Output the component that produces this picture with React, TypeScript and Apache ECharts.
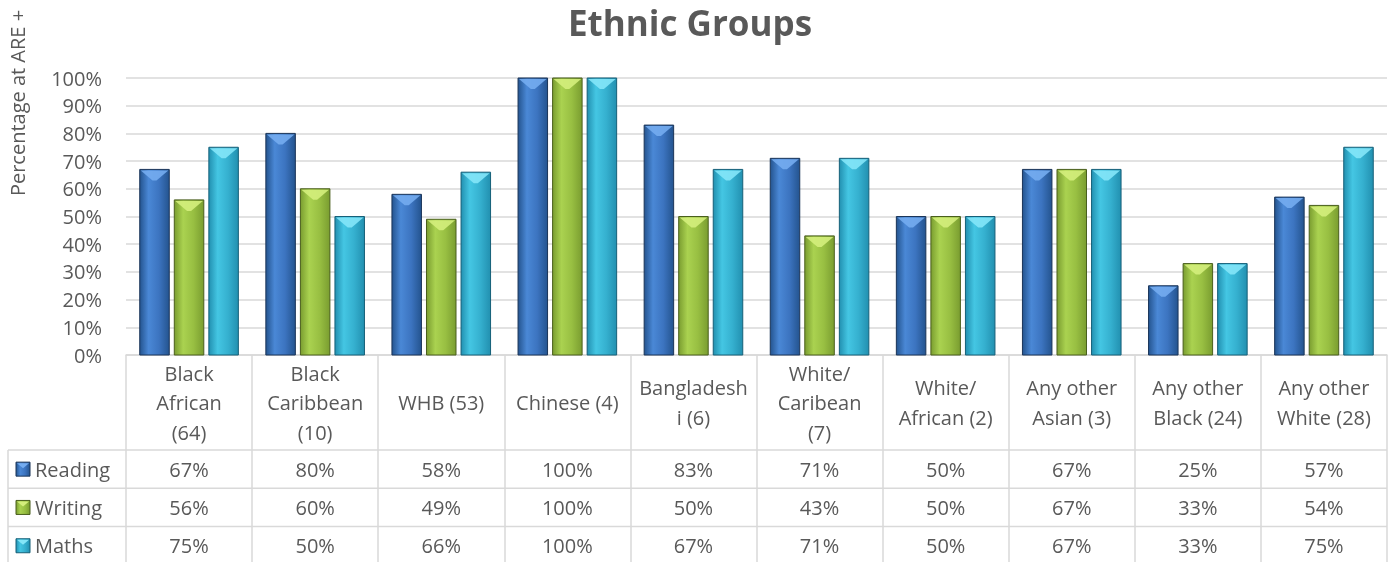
import React, { useEffect, useRef } from 'react';
import * as echarts from 'echarts';

const categories = [
  'Black\nAfrican\n(64)',
  'Black\nCaribbean\n(10)',
  'WHB (53)',
  'Chinese (4)',
  'Bangladesh\ni (6)',
  'White/\nCaribean\n(7)',
  'White/\nAfrican (2)',
  'Any other\nAsian (3)',
  'Any other\nBlack (24)',
  'Any other\nWhite (28)',
];
const seriesNames = ['Reading', 'Writing', 'Maths'];
const reading = [67, 80, 58, 100, 83, 71, 50, 67, 25, 57];
const writing = [56, 60, 49, 100, 50, 43, 50, 67, 33, 54];
const maths = [75, 50, 66, 100, 67, 71, 50, 67, 33, 75];
const seriesValues = [reading, writing, maths];
const yMin = 0;
const yMax = 100;
const yInterval = 10;
const titleText = 'Ethnic Groups';
const yAxisTitle = 'Percentage at ARE +';

const palettes = [
  { edge: '#24548f', mid: '#4a88d6', mid2: '#3c74c0', light: '#74acf0', border: '#1b3559' },
  { edge: '#7a9d30', mid: '#aad250', mid2: '#98bf42', light: '#d4ee7c', border: '#4a5f1d' },
  { edge: '#2290b0', mid: '#44c6e3', mid2: '#35b0cf', light: '#84e6f8', border: '#166079' },
];

const FONT = '"Open Sans", sans-serif';
const TEXT = '#595959';
const LINE = '#d9d9d9';

const GRID_LEFT = 126;
const GRID_RIGHT = 8;
const GRID_TOP = 78;
const GRID_BOTTOM = 207;
const W = 1395;
const H = 562;
const TABLE_LEFT = 8;
const HEADER_H = 95;
const ROW_H = 38.3;

function barFill(p: any) {
  return new echarts.graphic.LinearGradient(0, 0, 1, 0, [
    { offset: 0, color: p.edge },
    { offset: 0.3, color: p.mid },
    { offset: 0.65, color: p.mid2 },
    { offset: 1, color: p.edge },
  ]);
}

function makeRender(si: number) {
  const p = palettes[si];
  return (params: any, api: any) => {
    const cat = api.value(0);
    const val = api.value(1);
    const base = api.coord([cat, 0]);
    const top = api.coord([cat, val]);
    const band = api.size([1, 0])[0];
    const bw = band * 0.234;
    const step = band * 0.274;
    const cx = base[0] + (si - 1) * step;
    const x = cx - bw / 2;
    const y = top[1];
    const h = base[1] - top[1];
    const bev = Math.min(11, h / 2);
    return {
      type: 'group',
      children: [
        {
          type: 'rect',
          shape: { x, y, width: bw, height: h },
          style: { fill: barFill(p), stroke: p.border, lineWidth: 1 },
        },
        {
          type: 'polygon',
          shape: { points: [[x + 1, y + 1], [x + bw - 1, y + 1], [cx + 2, y + bev], [cx - 2, y + bev]] },
          style: { fill: p.light, opacity: 0.9 },
        },
      ],
    };
  };
}

export default function App() {
  const ref = useRef<HTMLDivElement>(null);
  useEffect(() => {
    if (!ref.current) return;
    const chart = echarts.init(ref.current, null, { renderer: 'svg' });
    const series = seriesNames.map((name, si) => ({
      type: 'custom',
      name,
      renderItem: makeRender(si),
      encode: { x: 0, y: 1 },
      data: seriesValues[si].map((v, i) => [i, v]),
    }));
    chart.setOption({
      animation: false,
      textStyle: { fontFamily: FONT },
      title: {
        text: titleText,
        left: 563,
        top: 0,
        textStyle: { fontSize: 35, fontWeight: 'bold', color: TEXT, fontFamily: FONT },
      },
      grid: { left: GRID_LEFT, right: GRID_RIGHT, top: GRID_TOP, bottom: GRID_BOTTOM, containLabel: false },
      xAxis: {
        type: 'category',
        data: categories,
        axisLine: { show: true, lineStyle: { color: LINE, width: 1.5 } },
        axisTick: { show: true, interval: 0, length: GRID_BOTTOM, lineStyle: { color: LINE, width: 1.5 } },
        axisLabel: {
          interval: 0,
          margin: HEADER_H / 2,
          verticalAlign: 'middle',
          align: 'center',
          lineHeight: 29.5,
          fontSize: 20,
          color: TEXT,
          fontFamily: FONT,
        },
      },
      yAxis: {
        type: 'value',
        min: yMin,
        max: yMax,
        interval: yInterval,
        axisLine: { show: false },
        axisTick: { show: false },
        splitLine: { show: true, lineStyle: { color: LINE, width: 1.5 } },
        axisLabel: { formatter: '{value}%', fontSize: 20, color: TEXT, margin: 24, fontFamily: FONT },
      },
      series,
    });

    const axisY = H - GRID_BOTTOM;
    const headerBottom = axisY + HEADER_H;
    const right = W - GRID_RIGHT;
    const graphic: any[] = [];
    graphic.push({
      type: 'text',
      x: 17,
      y: 103,
      rotation: Math.PI / 2,
      style: { text: yAxisTitle, fontSize: 20, fill: TEXT, fontFamily: FONT, align: 'center', verticalAlign: 'middle' },
    });
    for (let r = 0; r <= 3; r++) {
      const yy = headerBottom + r * ROW_H;
      graphic.push({
        type: 'line',
        shape: { x1: TABLE_LEFT, y1: yy, x2: right, y2: yy },
        style: { stroke: LINE, lineWidth: 1.5 },
      });
    }
    graphic.push({
      type: 'line',
      shape: { x1: TABLE_LEFT, y1: headerBottom, x2: TABLE_LEFT, y2: H },
      style: { stroke: LINE, lineWidth: 1.5 },
    });
    seriesNames.forEach((name, si) => {
      const p = palettes[si];
      const cy = headerBottom + (si + 0.5) * ROW_H;
      graphic.push({
        type: 'rect',
        shape: { x: 16, y: cy - 7, width: 14, height: 14 },
        style: { fill: barFill(p), stroke: p.border, lineWidth: 1 },
      });
      graphic.push({
        type: 'polygon',
        shape: { points: [[17, cy - 6], [29, cy - 6], [23, cy - 1]] },
        style: { fill: p.light },
      });
      graphic.push({
        type: 'text',
        x: 35,
        y: cy,
        style: { text: name, fontSize: 20, fill: TEXT, fontFamily: FONT, align: 'left', verticalAlign: 'middle' },
      });
      seriesValues[si].forEach((v, i) => {
        const pt = chart.convertToPixel({ xAxisIndex: 0, yAxisIndex: 0 }, [i, 0]) as number[];
        graphic.push({
          type: 'text',
          x: pt[0],
          y: cy,
          style: { text: v + '%', fontSize: 20, fill: TEXT, fontFamily: FONT, align: 'center', verticalAlign: 'middle' },
        });
      });
    });
    chart.setOption({ graphic });
    return () => chart.dispose();
  }, []);
  return <div ref={ref} style={{ position: 'fixed', left: 0, top: 0, width: W, height: H }} />;
}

__Set task__
Take the listing above and print it exactly, apart from the pictures.

__Reply to the task__
Output the component that produces this picture with React, TypeScript and Apache ECharts.
import React, { useEffect, useRef } from 'react';
import * as echarts from 'echarts';

const categories = [
  'Black\nAfrican\n(64)',
  'Black\nCaribbean\n(10)',
  'WHB (53)',
  'Chinese (4)',
  'Bangladesh\ni (6)',
  'White/\nCaribean\n(7)',
  'White/\nAfrican (2)',
  'Any other\nAsian (3)',
  'Any other\nBlack (24)',
  'Any other\nWhite (28)',
];
const seriesNames = ['Reading', 'Writing', 'Maths'];
const reading = [67, 80, 58, 100, 83, 71, 50, 67, 25, 57];
const writing = [56, 60, 49, 100, 50, 43, 50, 67, 33, 54];
const maths = [75, 50, 66, 100, 67, 71, 50, 67, 33, 75];
const seriesValues = [reading, writing, maths];
const yMin = 0;
const yMax = 100;
const yInterval = 10;
const titleText = 'Ethnic Groups';
const yAxisTitle = 'Percentage at ARE +';

const palettes = [
  { edge: '#24548f', mid: '#4a88d6', mid2: '#3c74c0', light: '#74acf0', border: '#1b3559' },
  { edge: '#7a9d30', mid: '#aad250', mid2: '#98bf42', light: '#d4ee7c', border: '#4a5f1d' },
  { edge: '#2290b0', mid: '#44c6e3', mid2: '#35b0cf', light: '#84e6f8', border: '#166079' },
];

const FONT = '"Open Sans", sans-serif';
const TEXT = '#595959';
const LINE = '#d9d9d9';

const GRID_LEFT = 126;
const GRID_RIGHT = 8;
const GRID_TOP = 78;
const GRID_BOTTOM = 207;
const W = 1395;
const H = 562;
const TABLE_LEFT = 8;
const HEADER_H = 95;
const ROW_H = 38.3;

function barFill(p: any) {
  return new echarts.graphic.LinearGradient(0, 0, 1, 0, [
    { offset: 0, color: p.edge },
    { offset: 0.3, color: p.mid },
    { offset: 0.65, color: p.mid2 },
    { offset: 1, color: p.edge },
  ]);
}

function makeRender(si: number) {
  const p = palettes[si];
  return (params: any, api: any) => {
    const cat = api.value(0);
    const val = api.value(1);
    const base = api.coord([cat, 0]);
    const top = api.coord([cat, val]);
    const band = api.size([1, 0])[0];
    const bw = band * 0.234;
    const step = band * 0.274;
    const cx = base[0] + (si - 1) * step;
    const x = cx - bw / 2;
    const y = top[1];
    const h = base[1] - top[1];
    const bev = Math.min(11, h / 2);
    return {
      type: 'group',
      children: [
        {
          type: 'rect',
          shape: { x, y, width: bw, height: h },
          style: { fill: barFill(p), stroke: p.border, lineWidth: 1 },
        },
        {
          type: 'polygon',
          shape: { points: [[x + 1, y + 1], [x + bw - 1, y + 1], [cx + 2, y + bev], [cx - 2, y + bev]] },
          style: { fill: p.light, opacity: 0.9 },
        },
      ],
    };
  };
}

export default function App() {
  const ref = useRef<HTMLDivElement>(null);
  useEffect(() => {
    if (!ref.current) return;
    const chart = echarts.init(ref.current, null, { renderer: 'svg' });
    const series = seriesNames.map((name, si) => ({
      type: 'custom',
      name,
      renderItem: makeRender(si),
      encode: { x: 0, y: 1 },
      data: seriesValues[si].map((v, i) => [i, v]),
    }));
    chart.setOption({
      animation: false,
      textStyle: { fontFamily: FONT },
      title: {
        text: titleText,
        left: 563,
        top: 0,
        textStyle: { fontSize: 35, fontWeight: 'bold', color: TEXT, fontFamily: FONT },
      },
      grid: { left: GRID_LEFT, right: GRID_RIGHT, top: GRID_TOP, bottom: GRID_BOTTOM, containLabel: false },
      xAxis: {
        type: 'category',
        data: categories,
        axisLine: { show: true, lineStyle: { color: LINE, width: 1.5 } },
        axisTick: { show: true, interval: 0, length: GRID_BOTTOM, lineStyle: { color: LINE, width: 1.5 } },
        axisLabel: {
          interval: 0,
          margin: HEADER_H / 2,
          verticalAlign: 'middle',
          align: 'center',
          lineHeight: 29.5,
          fontSize: 20,
          color: TEXT,
          fontFamily: FONT,
        },
      },
      yAxis: {
        type: 'value',
        min: yMin,
        max: yMax,
        interval: yInterval,
        axisLine: { show: false },
        axisTick: { show: false },
        splitLine: { show: true, lineStyle: { color: LINE, width: 1.5 } },
        axisLabel: { formatter: '{value}%', fontSize: 20, color: TEXT, margin: 24, fontFamily: FONT },
      },
      series,
    });

    const axisY = H - GRID_BOTTOM;
    const headerBottom = axisY + HEADER_H;
    const right = W - GRID_RIGHT;
    const graphic: any[] = [];
    graphic.push({
      type: 'text',
      x: 17,
      y: 103,
      rotation: Math.PI / 2,
      style: { text: yAxisTitle, fontSize: 20, fill: TEXT, fontFamily: FONT, align: 'center', verticalAlign: 'middle' },
    });
    for (let r = 0; r <= 3; r++) {
      const yy = headerBottom + r * ROW_H;
      graphic.push({
        type: 'line',
        shape: { x1: TABLE_LEFT, y1: yy, x2: right, y2: yy },
        style: { stroke: LINE, lineWidth: 1.5 },
      });
    }
    graphic.push({
      type: 'line',
      shape: { x1: TABLE_LEFT, y1: headerBottom, x2: TABLE_LEFT, y2: H },
      style: { stroke: LINE, lineWidth: 1.5 },
    });
    seriesNames.forEach((name, si) => {
      const p = palettes[si];
      const cy = headerBottom + (si + 0.5) * ROW_H;
      graphic.push({
        type: 'rect',
        shape: { x: 16, y: cy - 7, width: 14, height: 14 },
        style: { fill: barFill(p), stroke: p.border, lineWidth: 1 },
      });
      graphic.push({
        type: 'polygon',
        shape: { points: [[17, cy - 6], [29, cy - 6], [23, cy - 1]] },
        style: { fill: p.light },
      });
      graphic.push({
        type: 'text',
        x: 35,
        y: cy,
        style: { text: name, fontSize: 20, fill: TEXT, fontFamily: FONT, align: 'left', verticalAlign: 'middle' },
      });
      seriesValues[si].forEach((v, i) => {
        const pt = chart.convertToPixel({ xAxisIndex: 0, yAxisIndex: 0 }, [i, 0]) as number[];
        graphic.push({
          type: 'text',
          x: pt[0],
          y: cy,
          style: { text: v + '%', fontSize: 20, fill: TEXT, fontFamily: FONT, align: 'center', verticalAlign: 'middle' },
        });
      });
    });
    chart.setOption({ graphic });
    return () => chart.dispose();
  }, []);
  return <div ref={ref} style={{ position: 'fixed', left: 0, top: 0, width: W, height: H }} />;
}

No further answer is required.